Mistake three. Placing the projector on a soft or unstable surface. Carpets, tablecloths, and wobbly furniture cause the projector to shift slightly over time, undoing all your careful alignment.

Mistake four. Using keystone in gaming mode. Many projectors disable low latency game modes when keystone correction is active because the processor is busy handling geometry. This adds significant input lag.

Mistake five. Ignoring seasonal wall movement. Exterior walls expand and contract with temperature changes, which can shift a screen by millimeters and throw off alignment.


Maintenance Tips to Keep Your Image Perfect Over Time

A perfectly calibrated projector does not stay perfect forever. Laser light sources slowly shift in color output over thousands of hours. Dust settles on the lens and internal optics, reducing sharpness and contrast. Your wall or screen surface can warp slightly with humidity changes. Plan for periodic checkups.

Clean the lens gently every few months. Use a microfiber cloth and a small amount of lens cleaning solution. Never spray liquid directly on the lens. Apply it to the cloth first. Check your image geometry every six months or whenever seasons change. A quick test pattern can reveal if the projector feet have settled or shifted.

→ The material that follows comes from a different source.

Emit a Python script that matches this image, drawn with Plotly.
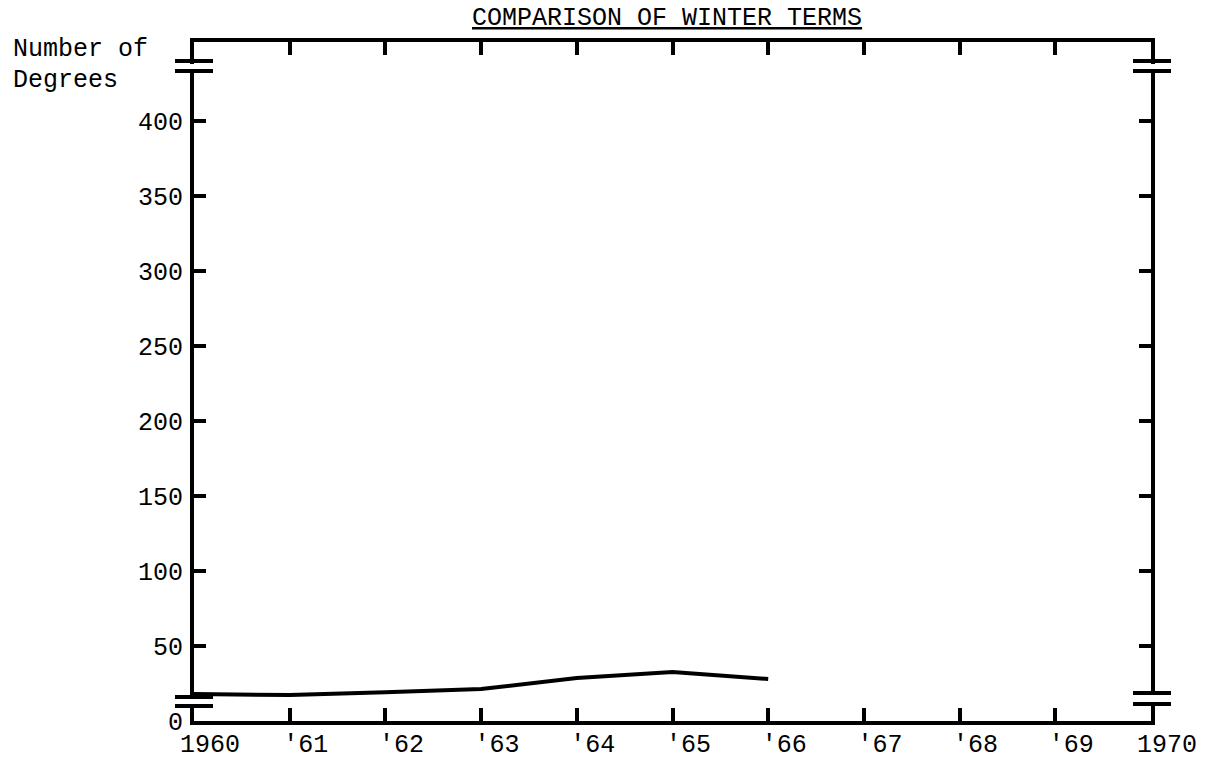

Recalibrate color and gamma every 1000 to 1500 hours of lamp life. For laser projectors used four hours daily, that means roughly every year. If skin tones start looking too red, too green, or too pale, it is time for a recalibration. Keep the projector firmware updated as well.

Manufacturers sometimes improve keystone algorithms and picture processing through software updates. A little maintenance goes a long way toward keeping your big screen experience sharp and immersive.


FAQ

Does digital keystone correction affect gaming performance?

Yes. Digital keystone correction adds processing time because the projector must recalculate the geometry of every single frame. This creates input lag that can range from 20 to 60 milliseconds depending on the projector model. Many projectors also disable their dedicated low latency game mode when keystone correction is active. For competitive gaming, turn off all digital correction and align the projector physically instead.

Why are the corners of my image blurry after using keystone correction?

This is a focus uniformity problem caused by the projector lens design. A projector lens creates a single flat plane of sharp focus. When you tilt the projector and use keystone correction, one corner of the screen sits physically farther from the lens than the opposite corner. Digital correction can fix the shape, but it cannot change the optical focus distance. The corner farthest from the lens will always be slightly softer.

What is the difference between keystone correction and lens shift?

Keystone correction is a digital process that scales and warps the source image to create a rectangular shape. It discards pixels, reduces resolution, and lowers brightness. Lens shift is a mechanical process that physically moves the internal lens assembly. It redirects the entire light beam without touching any pixel data, preserving full resolution and brightness. Lens shift fixes off center placement, while keystone correction is meant for off angle projection.

Can I use keystone correction on a short throw projector without losing picture quality?

You cannot use digital keystone correction without some quality loss. The physics of the process requires pixel scaling, which always reduces sharpness and brightness. However, you can minimize the loss by keeping correction under 10 degrees, using a screen with thick black velvet borders to absorb light bleed, and getting the projector as physically square as possible before touching digital settings. The less correction you apply, the better the result.

How often should I realign my short throw laser projector?

Check your image geometry every six months or at the start of each new season. Temperature and humidity changes can cause your wall, screen frame, and projector shelf to shift slightly. Exterior walls are especially prone to seasonal movement. You may not notice the drift day to day, but a quick alignment check with a test pattern will reveal if the edges have crept off the screen borders. Catching small shifts early prevents the need for heavy digital correction later.